• Your instructions:
Reproduce the listing below exactly, minus its pictures.

• Data lines:
⁂

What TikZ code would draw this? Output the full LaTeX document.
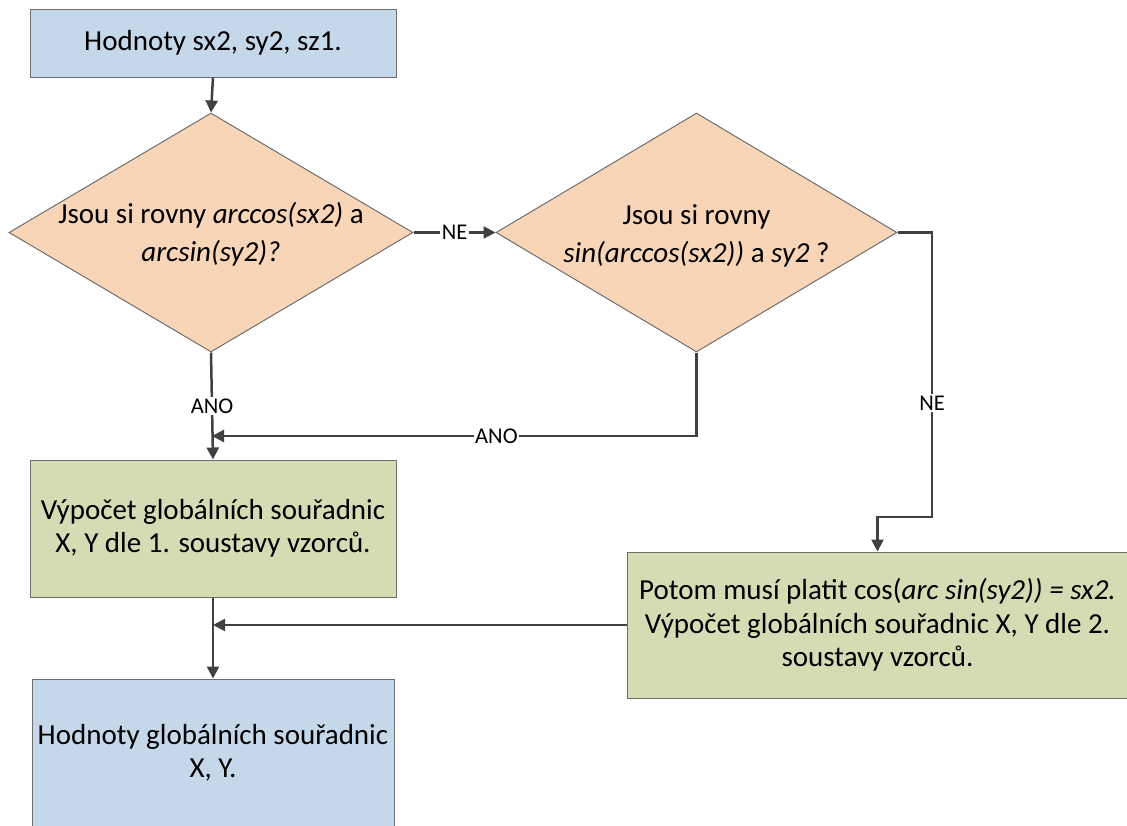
\documentclass[tikz,border=0pt]{standalone}
\usepackage{fontspec}
\setmainfont{Carlito}
\usetikzlibrary{arrows.meta,shapes.geometric}
\definecolor{bluef}{HTML}{C5D8E9}
\definecolor{orangef}{HTML}{F8D5B6}
\definecolor{greenf}{HTML}{D5DCB4}
\definecolor{edgec}{HTML}{6E6E6E}
\definecolor{linec}{HTML}{404040}
\begin{document}
\begin{tikzpicture}[x=1pt,y=-1pt,
  boxst/.style={draw=edgec, line width=1pt, inner sep=0pt, align=center,
    font=\fontsize{29}{33.5}\selectfont},
  diam/.style={diamond, draw=edgec, line width=1pt, fill=orangef, inner sep=0pt},
  dtext/.style={inner sep=0pt, align=center, font=\fontsize{29}{37.5}\selectfont},
  conn/.style={draw=linec, line width=2.5pt, -{Triangle[length=12pt,width=12pt]}},
  lbl/.style={fill=white, inner sep=1.5pt, font=\fontsize{22.5}{26}\selectfont}
]
\useasboundingbox (0,0) rectangle (1127,825);

\node[boxst, fill=bluef, minimum width=366pt, minimum height=68pt] (top) at (213,43) {Hodnoty sx2, sy2, sz1.};

\node[diam, minimum width=404pt, minimum height=239pt] (d1) at (211,232.5) {};
\node[dtext] (t1) at (211,234) {Jsou si rovny \textit{arccos(sx2)} a\\\textit{arcsin(sy2)?}};

\node[diam, minimum width=401pt, minimum height=239pt] (d2) at (696.5,232.5) {};
\node[dtext] (t2) at (696.5,236) {Jsou si rovny\\\textit{sin(arccos(sx2))} a \textit{sy2} ?};

\node[boxst, fill=greenf, minimum width=366pt, minimum height=137pt] (b1) at (213,528.5) {Výpočet globálních souřadnic\\X, Y dle 1. soustavy vzorců.};

\node[boxst, fill=greenf, minimum width=501pt, minimum height=146pt] (b2) at (877.5,625) {Potom musí platit cos(\textit{arc sin(sy2)) = sx2.}\\Výpočet globálních souřadnic X, Y dle 2.\\soustavy vzorců.};

\node[boxst, fill=bluef, minimum width=362pt, minimum height=148pt] (b3) at (213,753) {Hodnoty globálních souřadnic\\X, Y.};

\coordinate (j1) at (212,436);
\coordinate (c1) at (696.5,436);
\coordinate (c2a) at (932,232.5);
\coordinate (c2b) at (932,517);
\coordinate (c2c) at (877.5,517);
\coordinate (j2) at (213,625);

\draw[conn] (top.south) -- (d1.north);
\draw[conn] (d1.east) -- node[lbl] {NE} (d2.west);
\draw[conn] (d1.south) -- node[lbl] {ANO} (b1.north);
\draw[conn] (d2.south) -- (c1) -- node[lbl, pos=0.413] {ANO} (j1);
\draw[conn] (d2.east) -- (c2a) -- node[lbl, pos=0.6] {NE} (c2b) -- (c2c) -- (b2.north);
\draw[conn] (b2.west) -- (j2);
\draw[conn] (b1.south) -- (b3.north);
\end{tikzpicture}
\end{document}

⁂

• Output for this task:
What TikZ code would draw this? Output the full LaTeX document.
\documentclass[tikz,border=0pt]{standalone}
\usepackage{fontspec}
\setmainfont{Carlito}
\usetikzlibrary{arrows.meta,shapes.geometric}
\definecolor{bluef}{HTML}{C5D8E9}
\definecolor{orangef}{HTML}{F8D5B6}
\definecolor{greenf}{HTML}{D5DCB4}
\definecolor{edgec}{HTML}{6E6E6E}
\definecolor{linec}{HTML}{404040}
\begin{document}
\begin{tikzpicture}[x=1pt,y=-1pt,
  boxst/.style={draw=edgec, line width=1pt, inner sep=0pt, align=center,
    font=\fontsize{29}{33.5}\selectfont},
  diam/.style={diamond, draw=edgec, line width=1pt, fill=orangef, inner sep=0pt},
  dtext/.style={inner sep=0pt, align=center, font=\fontsize{29}{37.5}\selectfont},
  conn/.style={draw=linec, line width=2.5pt, -{Triangle[length=12pt,width=12pt]}},
  lbl/.style={fill=white, inner sep=1.5pt, font=\fontsize{22.5}{26}\selectfont}
]
\useasboundingbox (0,0) rectangle (1127,825);

\node[boxst, fill=bluef, minimum width=366pt, minimum height=68pt] (top) at (213,43) {Hodnoty sx2, sy2, sz1.};

\node[diam, minimum width=404pt, minimum height=239pt] (d1) at (211,232.5) {};
\node[dtext] (t1) at (211,234) {Jsou si rovny \textit{arccos(sx2)} a\\\textit{arcsin(sy2)?}};

\node[diam, minimum width=401pt, minimum height=239pt] (d2) at (696.5,232.5) {};
\node[dtext] (t2) at (696.5,236) {Jsou si rovny\\\textit{sin(arccos(sx2))} a \textit{sy2} ?};

\node[boxst, fill=greenf, minimum width=366pt, minimum height=137pt] (b1) at (213,528.5) {Výpočet globálních souřadnic\\X, Y dle 1. soustavy vzorců.};

\node[boxst, fill=greenf, minimum width=501pt, minimum height=146pt] (b2) at (877.5,625) {Potom musí platit cos(\textit{arc sin(sy2)) = sx2.}\\Výpočet globálních souřadnic X, Y dle 2.\\soustavy vzorců.};

\node[boxst, fill=bluef, minimum width=362pt, minimum height=148pt] (b3) at (213,753) {Hodnoty globálních souřadnic\\X, Y.};

\coordinate (j1) at (212,436);
\coordinate (c1) at (696.5,436);
\coordinate (c2a) at (932,232.5);
\coordinate (c2b) at (932,517);
\coordinate (c2c) at (877.5,517);
\coordinate (j2) at (213,625);

\draw[conn] (top.south) -- (d1.north);
\draw[conn] (d1.east) -- node[lbl] {NE} (d2.west);
\draw[conn] (d1.south) -- node[lbl] {ANO} (b1.north);
\draw[conn] (d2.south) -- (c1) -- node[lbl, pos=0.413] {ANO} (j1);
\draw[conn] (d2.east) -- (c2a) -- node[lbl, pos=0.6] {NE} (c2b) -- (c2c) -- (b2.north);
\draw[conn] (b2.west) -- (j2);
\draw[conn] (b1.south) -- (b3.north);
\end{tikzpicture}
\end{document}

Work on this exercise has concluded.